The geometric quality of HSR remote sensing satellite image products is an important index used to evaluate the quality of remote sensing images and reflect the technical level of the satellite sensor. Validating the geometric location quality of remote sensing satellite products is essential for supporting the operation and application of satellites (Huang et al. 2014). It has an important influence on quantitative remote sensing applications, such as surface object recognition, information extraction, and 3D reconstruction (Han 2015). However, due to the influence of gravity, atmosphere, mechanical wear, and topography, the change in the exterior and interior orientation elements of the sensor, resulting in a decline of geometric quality, impacts high-precision applications. Therefore, it is important to validate the geometric quality of remote sensing satellite products to determine the attenuation of satellite sensors and improve parameters to ensure high-quality satellite images. Previously, Storey et al. made an on-orbit geometric calibration for the Landsat-8 satellite OLI camera and verified the geometric performance, including the absolute geodetic accuracy (CE90), the geometric (Level 1T product) accuracy (CE90), the band registration accuracy (LE90), and the image registration accuracy (LE90) (Chen 2015). Furthermore, Bouillon et al. presented an in-flight geometric characterization of SPOT-5 during the first two months of its orbit (Bouillon et al. 2003a, b; Storey et al. 2014), and Barazzetti et al. (2016) analyzed the georeferencing accuracy of a single WorldView-3 image collected over Milan.

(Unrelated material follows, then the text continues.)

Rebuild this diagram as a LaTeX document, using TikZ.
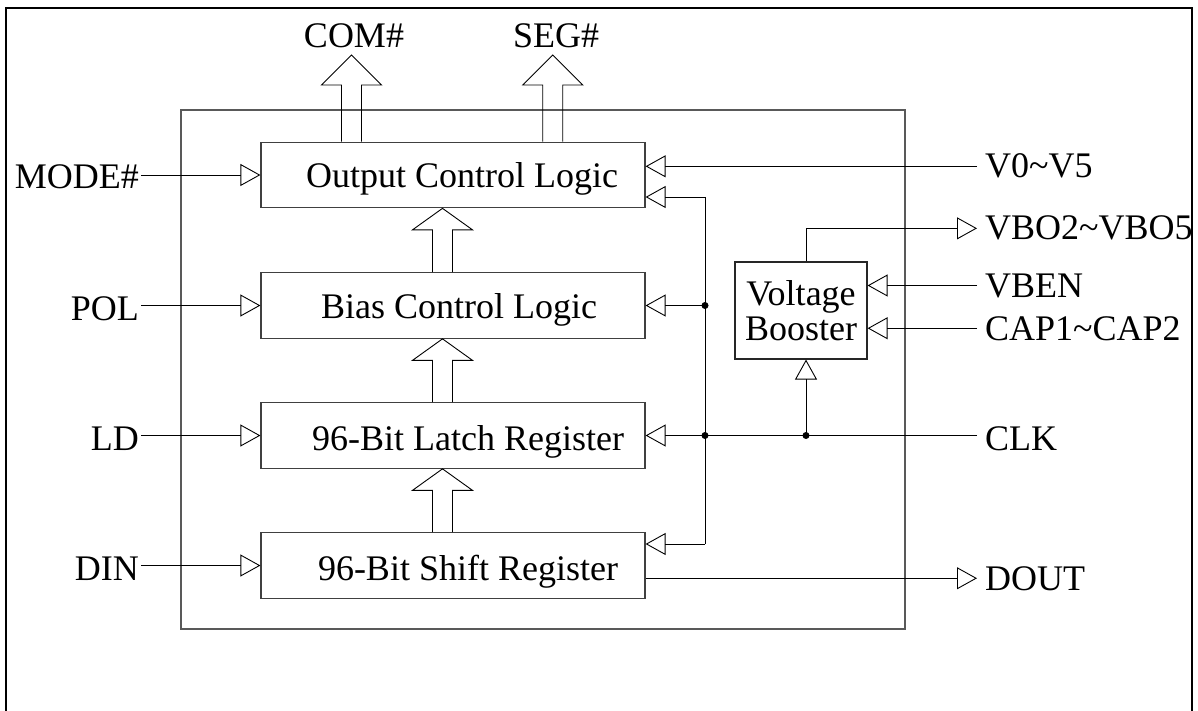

In 2008, China implemented the China High-Resolution Earth Observation System (CHEOS) and launched a series of HSR satellites, such as GF-1 and GF-2. GF-1 is the first HSR satellite of CHEOS; its image products have been widely used in many industries (Li et al. 2015, 2017; Zheng et al. 2016; Wei et al. 2015; Chen 2015; Hao et al. 2015), and GF-1 image geometric quality has been thoroughly studied. Huang et al. 2016 validated the positioning accuracy of five GF-1 panchromatic and multispectral (PMS) images after ortho-rectification using the rational function model (RFM) (Battude et al. 2016); Song et al. (2016) used SPOT-5 images as reference data to test and analyze the geometric accuracy of one scene of GF-1 data; and Wang et al. (2016) used a geometric calibration method based on RFM to perform a geometric correction for 23 GF-1 wide-field-of-view (WFV) images from July 2013 to April 2014, before validating image positioning accuracy. However, these studies only used a small number of GF-1 images to analyze geometric performance, and the results only reveal GF-1 geometric quality for a certain time, which cannot reflect the positioning accuracy of GF-1 image products (Han 2015). Therefore, extensive long-term research on GF-1 satellite geometry quality is required. This can enable data users to fully understand GF-1 image geometric quality, which will improve the quality of data applications.

This study selected Beijing as the study area and performed a long-term geometric quality validation of GF-1 images. Firstly, 164 images (136 WFV and 28 PMS) were collected from the launch of the satellite (2013) to 2016, and systematic geometric correction based on the RFM model was conducted. Then, taking the ZY-3 satellite geometry product, which proved to have very high positioning accuracy (Huang 2013), as reference data, we selected GCPs in GF-1 and ZY-3 data and compared the geodetic coordinates to determine the relative positioning accuracy of GF-1, including the maximum error, minimum error, mean error, standard error, and root mean square error (RMSE). Finally, changes in the offset magnitude and direction with on-orbit time of the GF-1 satellite were analyzed. This study will provide an important reference for subsequent remote sensing applications of HSR satellites and validation method of geometric products for other HSR satellites.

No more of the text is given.